消費者向けの展開としては、中古住宅のプラットフォームとしてのリノベ不動産から、ユーザーに対するワクワクの拡張性を住宅やリノベーション領域に限らず、ユーザーデータに合わせて、旅行や趣味などあらゆる方向性から模索したいと考えています。
そして事業者に向けては、現在進めているブランドパートナー店を国内2,000店舗まで増やす計画と合わせて、業界全体では約80万社の会社があり、まだまだ私たちの解決している課題は、その一部分に過ぎません。不動産、建築、住宅業界のあらゆる課題を解決出来るサービスに機能を拡張したいと考えています。
最後に、今日本で起きている住宅の課題は決して自国に限る話でないとも思っています。
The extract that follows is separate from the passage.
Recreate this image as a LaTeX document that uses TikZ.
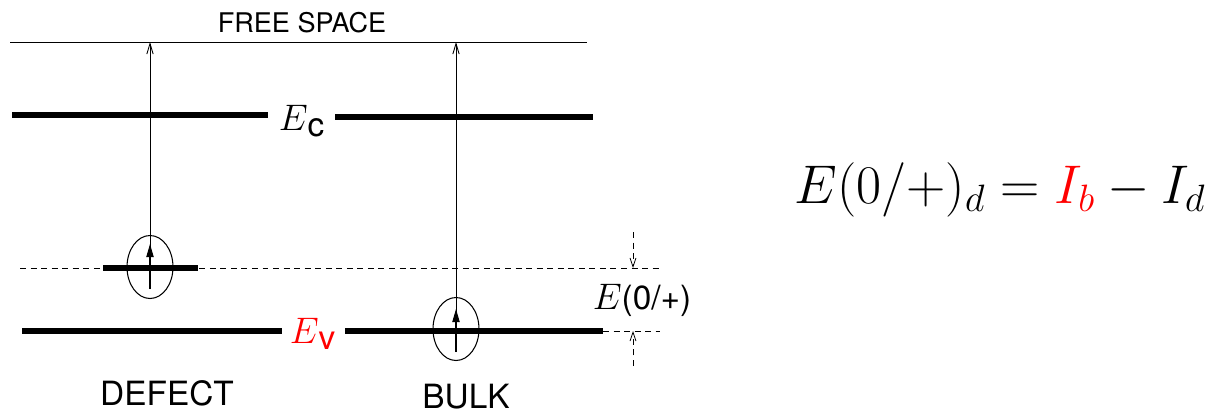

そういった意味では海外を視野に入れたエリアの拡張も長期的には考えています。最終的には、世界の人をワクワクさせることの出来るグローバルなプラットフォームを運営する会社になっていきたいと思います。
ー 最後に、記事内でお伝えしたいPR事項などあれば教えて下さい。
国内20兆円ある不動産市場の中でも、現在の我々が関与している市場はほんの僅かではあるものの、業界の中でも非常に煩雑性が高く、大きなホワイトスペースがある市場です。ここからマーケットも拡大していきたいですし、何よりこの巨大産業の構造を一緒に変えていける仲間を積極的に採用しています。興味のある方は、是非ご連絡を頂けますと幸いです。
ー 今後も御社のサービスが変えていく、業界の当たり前についても目が離せませんね!今日はありがとうございました。
こちらこそ、ありがとうございます。